■ TASK REQUIREMENTS
Will you output the entries below exactly, skipping every image they contain?

----- SUPPLIED INFORMATION -----

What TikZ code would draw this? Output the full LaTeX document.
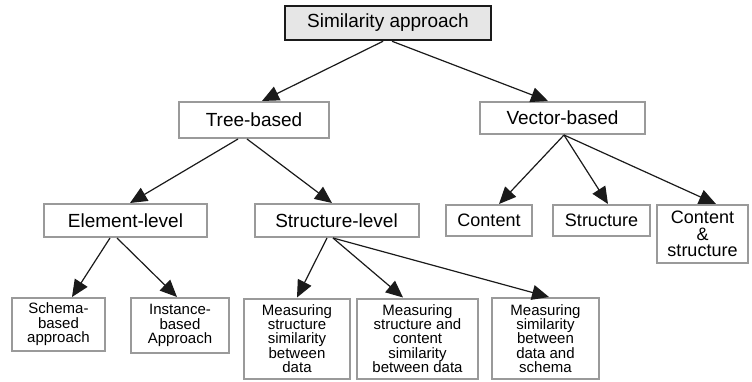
\documentclass[tikz,border=0pt]{standalone}
\usepackage{fontspec}
\setmainfont{Liberation Sans}
\usetikzlibrary{arrows.meta,calc}
\definecolor{boxgray}{HTML}{9A9A9A}
\definecolor{rootfill}{HTML}{E6E6E6}
\definecolor{linedark}{HTML}{1A1A1A}
\begin{document}
\begin{tikzpicture}[x=1pt,y=-1pt,
  box/.style={draw=boxgray, line width=2pt, inner sep=0pt, align=center},
  big/.style={font=\fontsize{19}{22}\selectfont},
  mid/.style={font=\fontsize{18}{16.7}\selectfont},
  small/.style={font=\fontsize{15}{14.4}\selectfont},
  arr/.style={draw=linedark, line width=1.2pt, -{Triangle[length=17pt,width=15pt]}}]
\useasboundingbox (0,0) rectangle (752,381);
% nodes
\node[draw=linedark, fill=rootfill, line width=2.5pt, minimum width=206pt, minimum height=34pt, big] (root) at (388,23) {Similarity approach};
\node[box, big, minimum width=150pt, minimum height=36pt] (tree) at (254,120) {Tree-based};
\node[box, big, minimum width=165pt, minimum height=32pt] (vec) at (562.5,118) {Vector-based};
\node[box, big, minimum width=163pt, minimum height=33pt] (elem) at (125.5,220.5) {Element-level};
\node[box, big, minimum width=164pt, minimum height=33pt] (strl) at (336.5,220.5) {Structure-level};
\node[box, mid, minimum width=86pt, minimum height=31pt] (cont) at (489,220.5) {Content};
\node[box, mid, minimum width=97pt, minimum height=31pt] (stru) at (601.5,220.5) {Structure};
\node[box, mid, minimum width=91pt, minimum height=58pt] (cs) at (702.5,234) {Content\\\&\\structure};
\node[box, small, minimum width=93pt, minimum height=53pt] (schema) at (58.5,324.5) {Schema-\\based\\approach};
\node[box, small, minimum width=98pt, minimum height=55pt] (inst) at (180,325.5) {Instance-\\based\\Approach};
\node[box, small, minimum width=106pt, minimum height=80pt] (m1) at (297,338.5) {Measuring\\structure\\similarity\\between\\data};
\node[box, small, minimum width=121pt, minimum height=80pt] (m2) at (417.5,338.5) {Measuring\\structure and\\content\\similarity\\between data};
\node[box, small, minimum width=107pt, minimum height=81pt] (m3) at (545.5,338.5) {Measuring\\similarity\\between\\data and\\schema};
% connectors
\draw[arr] ([xshift=-5pt]root.south) -- ([xshift=8pt]tree.north);
\draw[arr] ([xshift=4pt]root.south) -- ([xshift=-14.5pt]vec.north);
\draw[arr] ([xshift=-16pt]tree.south) -- ([xshift=4.5pt]elem.north);
\draw[arr] ([xshift=-7pt]tree.south) -- ([xshift=-4.5pt]strl.north);
\draw[arr] ([xshift=-15.5pt]elem.south) -- ([xshift=13.5pt]schema.north);
\draw[arr] ([xshift=-8.5pt]elem.south) -- ([xshift=-3pt]inst.north);
\draw[arr] ([xshift=-9.5pt]strl.south) -- (m1.north);
\draw[arr] ([xshift=-3.5pt]strl.south) -- ([xshift=-14.5pt]m2.north);
\draw[arr] ([xshift=-3.5pt]strl.south) -- ([xshift=3.5pt]m3.north);
\draw[arr] ([xshift=1.5pt]vec.south) -- ([xshift=10pt]cont.north);
\draw[arr] ([xshift=1.5pt]vec.south) -- ([xshift=6.5pt]stru.north);
\draw[arr] ([xshift=1.5pt]vec.south) -- ([xshift=13.5pt]cs.north);
\end{tikzpicture}
\end{document}
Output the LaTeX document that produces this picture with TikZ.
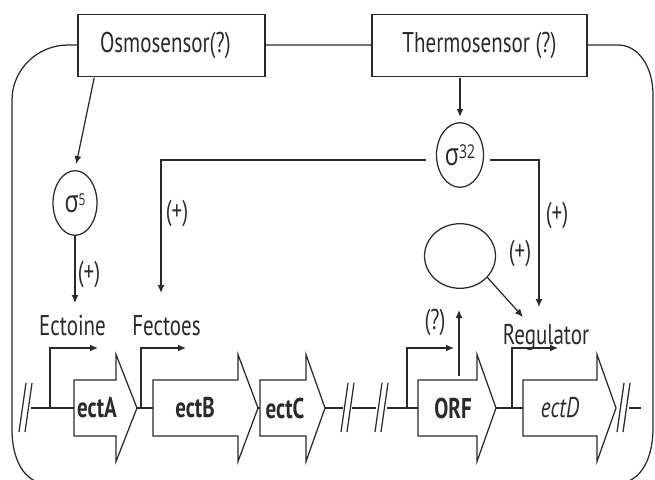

-----

■ SOLUTION
What TikZ code would draw this? Output the full LaTeX document.
\documentclass[tikz,border=0pt]{standalone}
\usepackage{fontspec}
\setmainfont{Liberation Sans}
\usetikzlibrary{arrows.meta,calc}
\definecolor{boxgray}{HTML}{9A9A9A}
\definecolor{rootfill}{HTML}{E6E6E6}
\definecolor{linedark}{HTML}{1A1A1A}
\begin{document}
\begin{tikzpicture}[x=1pt,y=-1pt,
  box/.style={draw=boxgray, line width=2pt, inner sep=0pt, align=center},
  big/.style={font=\fontsize{19}{22}\selectfont},
  mid/.style={font=\fontsize{18}{16.7}\selectfont},
  small/.style={font=\fontsize{15}{14.4}\selectfont},
  arr/.style={draw=linedark, line width=1.2pt, -{Triangle[length=17pt,width=15pt]}}]
\useasboundingbox (0,0) rectangle (752,381);
% nodes
\node[draw=linedark, fill=rootfill, line width=2.5pt, minimum width=206pt, minimum height=34pt, big] (root) at (388,23) {Similarity approach};
\node[box, big, minimum width=150pt, minimum height=36pt] (tree) at (254,120) {Tree-based};
\node[box, big, minimum width=165pt, minimum height=32pt] (vec) at (562.5,118) {Vector-based};
\node[box, big, minimum width=163pt, minimum height=33pt] (elem) at (125.5,220.5) {Element-level};
\node[box, big, minimum width=164pt, minimum height=33pt] (strl) at (336.5,220.5) {Structure-level};
\node[box, mid, minimum width=86pt, minimum height=31pt] (cont) at (489,220.5) {Content};
\node[box, mid, minimum width=97pt, minimum height=31pt] (stru) at (601.5,220.5) {Structure};
\node[box, mid, minimum width=91pt, minimum height=58pt] (cs) at (702.5,234) {Content\\\&\\structure};
\node[box, small, minimum width=93pt, minimum height=53pt] (schema) at (58.5,324.5) {Schema-\\based\\approach};
\node[box, small, minimum width=98pt, minimum height=55pt] (inst) at (180,325.5) {Instance-\\based\\Approach};
\node[box, small, minimum width=106pt, minimum height=80pt] (m1) at (297,338.5) {Measuring\\structure\\similarity\\between\\data};
\node[box, small, minimum width=121pt, minimum height=80pt] (m2) at (417.5,338.5) {Measuring\\structure and\\content\\similarity\\between data};
\node[box, small, minimum width=107pt, minimum height=81pt] (m3) at (545.5,338.5) {Measuring\\similarity\\between\\data and\\schema};
% connectors
\draw[arr] ([xshift=-5pt]root.south) -- ([xshift=8pt]tree.north);
\draw[arr] ([xshift=4pt]root.south) -- ([xshift=-14.5pt]vec.north);
\draw[arr] ([xshift=-16pt]tree.south) -- ([xshift=4.5pt]elem.north);
\draw[arr] ([xshift=-7pt]tree.south) -- ([xshift=-4.5pt]strl.north);
\draw[arr] ([xshift=-15.5pt]elem.south) -- ([xshift=13.5pt]schema.north);
\draw[arr] ([xshift=-8.5pt]elem.south) -- ([xshift=-3pt]inst.north);
\draw[arr] ([xshift=-9.5pt]strl.south) -- (m1.north);
\draw[arr] ([xshift=-3.5pt]strl.south) -- ([xshift=-14.5pt]m2.north);
\draw[arr] ([xshift=-3.5pt]strl.south) -- ([xshift=3.5pt]m3.north);
\draw[arr] ([xshift=1.5pt]vec.south) -- ([xshift=10pt]cont.north);
\draw[arr] ([xshift=1.5pt]vec.south) -- ([xshift=6.5pt]stru.north);
\draw[arr] ([xshift=1.5pt]vec.south) -- ([xshift=13.5pt]cs.north);
\end{tikzpicture}
\end{document}
Output the LaTeX document that produces this picture with TikZ.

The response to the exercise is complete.